إِنَّ عِدَّةَ الشُّهُورِ عِنْدَ اللَّهِ اثْنَا عَشَرَ شَهْرًا فِي كِتَابِ اللَّهِ يَوْمَ خَلَقَ السَّمَاوَاتِ وَالْأَرْضَ مِنْهَا أَرْبَعَةٌ حُرُمٌ ذَلِكَ الدِّينُ الْقَيِّمُ فَلَا تَظْلِمُوا فِيهِنَّ أَنْفُسَكُمْ
”Sesungguhnya bilangan bulan
pada sisi Allah yaitu dua belas bulan, dalam ketetapan Allah di waktu Dia
menciptakan langit dan bumi, di antaranya empat bulan haram (suci). Itulah
(ketetapan) agama yang lurus, maka janganlah kamu menganiaya diri kamu dalam bulan
yang empat itu.” (QS. At Taubah: 36)
Ibnu Rajab mengatakan, ”Allah Ta’ala menjelaskan bahwa sejak
penciptaan langit dan bumi, penciptaan malam dan siang, keduanya akan berputar
di orbitnya. Allah pun menciptakan matahari, bulan dan bintang lalu menjadikan
matahari dan bulan berputar pada orbitnya. Dari situ muncullah cahaya matahari
dan juga rembulan. Sejak itu, Allah menjadikan satu tahun menjadi dua belas
bulan sesuai dengan munculnya hilal. Satu tahun dalam syariat Islam dihitung
berdasarkan perputaran dan munculnya bulan, bukan dihitung berdasarkan
perputaran matahari sebagaimana yang dilakukan oleh Ahli Kitab.”[1]

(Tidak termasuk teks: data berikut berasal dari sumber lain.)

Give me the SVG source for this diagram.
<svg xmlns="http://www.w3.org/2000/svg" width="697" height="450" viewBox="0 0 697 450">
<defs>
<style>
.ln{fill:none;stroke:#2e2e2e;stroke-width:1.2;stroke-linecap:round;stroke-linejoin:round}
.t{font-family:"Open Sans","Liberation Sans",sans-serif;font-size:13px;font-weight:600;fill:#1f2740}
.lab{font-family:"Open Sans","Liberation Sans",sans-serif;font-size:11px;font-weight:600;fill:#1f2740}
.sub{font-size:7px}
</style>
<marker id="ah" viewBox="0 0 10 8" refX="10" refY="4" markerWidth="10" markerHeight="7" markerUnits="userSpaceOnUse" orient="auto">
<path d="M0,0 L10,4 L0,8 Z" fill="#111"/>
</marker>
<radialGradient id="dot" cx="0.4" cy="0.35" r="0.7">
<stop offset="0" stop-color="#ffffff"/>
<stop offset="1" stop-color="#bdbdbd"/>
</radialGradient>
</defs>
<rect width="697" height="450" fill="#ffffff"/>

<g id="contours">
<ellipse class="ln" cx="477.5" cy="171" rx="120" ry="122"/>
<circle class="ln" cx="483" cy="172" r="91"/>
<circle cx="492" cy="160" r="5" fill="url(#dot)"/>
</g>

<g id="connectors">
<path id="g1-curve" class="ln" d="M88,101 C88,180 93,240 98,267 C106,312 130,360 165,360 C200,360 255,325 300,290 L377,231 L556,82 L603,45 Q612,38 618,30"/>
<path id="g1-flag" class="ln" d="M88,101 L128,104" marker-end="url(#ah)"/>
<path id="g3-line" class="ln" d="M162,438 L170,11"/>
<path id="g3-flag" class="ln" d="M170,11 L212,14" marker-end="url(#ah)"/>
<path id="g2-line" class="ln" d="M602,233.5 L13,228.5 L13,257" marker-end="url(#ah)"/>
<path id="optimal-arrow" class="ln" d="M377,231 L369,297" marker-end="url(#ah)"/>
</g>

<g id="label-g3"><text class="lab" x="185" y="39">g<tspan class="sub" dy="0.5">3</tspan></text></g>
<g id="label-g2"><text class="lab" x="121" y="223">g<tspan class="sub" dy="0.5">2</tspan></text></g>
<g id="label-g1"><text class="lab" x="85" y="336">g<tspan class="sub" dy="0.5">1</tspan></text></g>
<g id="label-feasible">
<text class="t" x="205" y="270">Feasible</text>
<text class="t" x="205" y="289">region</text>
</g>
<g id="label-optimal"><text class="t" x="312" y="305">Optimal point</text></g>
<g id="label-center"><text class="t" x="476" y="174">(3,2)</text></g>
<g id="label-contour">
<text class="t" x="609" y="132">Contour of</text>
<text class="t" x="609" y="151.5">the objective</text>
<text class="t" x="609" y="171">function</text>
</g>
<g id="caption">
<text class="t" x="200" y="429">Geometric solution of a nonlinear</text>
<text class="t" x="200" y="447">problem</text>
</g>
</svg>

Lalu apa saja empat bulan suci tersebut? Dari Abu Bakroh,
Nabi shallallahu ’alaihi wa sallam bersabda,
الزَّمَانُ قَدِ اسْتَدَارَ كَهَيْئَتِهِ يَوْمَ خَلَقَ السَّمَوَاتِ وَالأَرْضَ ، السَّنَةُ اثْنَا عَشَرَ شَهْرًا ، مِنْهَا أَرْبَعَةٌ حُرُمٌ ، ثَلاَثَةٌ مُتَوَالِيَاتٌ ذُو الْقَعْدَةِ وَذُو الْحِجَّةِ وَالْمُحَرَّمُ ، وَرَجَبُ مُضَرَ الَّذِى بَيْنَ جُمَادَى وَشَعْبَانَ
”Setahun berputar sebagaimana
keadaannya sejak Allah menciptakan langit dan bumi. Satu tahun itu ada dua
belas bulan. Di antaranya ada empat bulan haram (suci). Tiga bulannya
berturut-turut yaitu Dzulqo’dah, Dzulhijjah dan Muharram. (Satu bulan lagi yaitu)
Rajab Mudhor yang terletak antara Jumadil (akhir) dan Sya’ban.”[2]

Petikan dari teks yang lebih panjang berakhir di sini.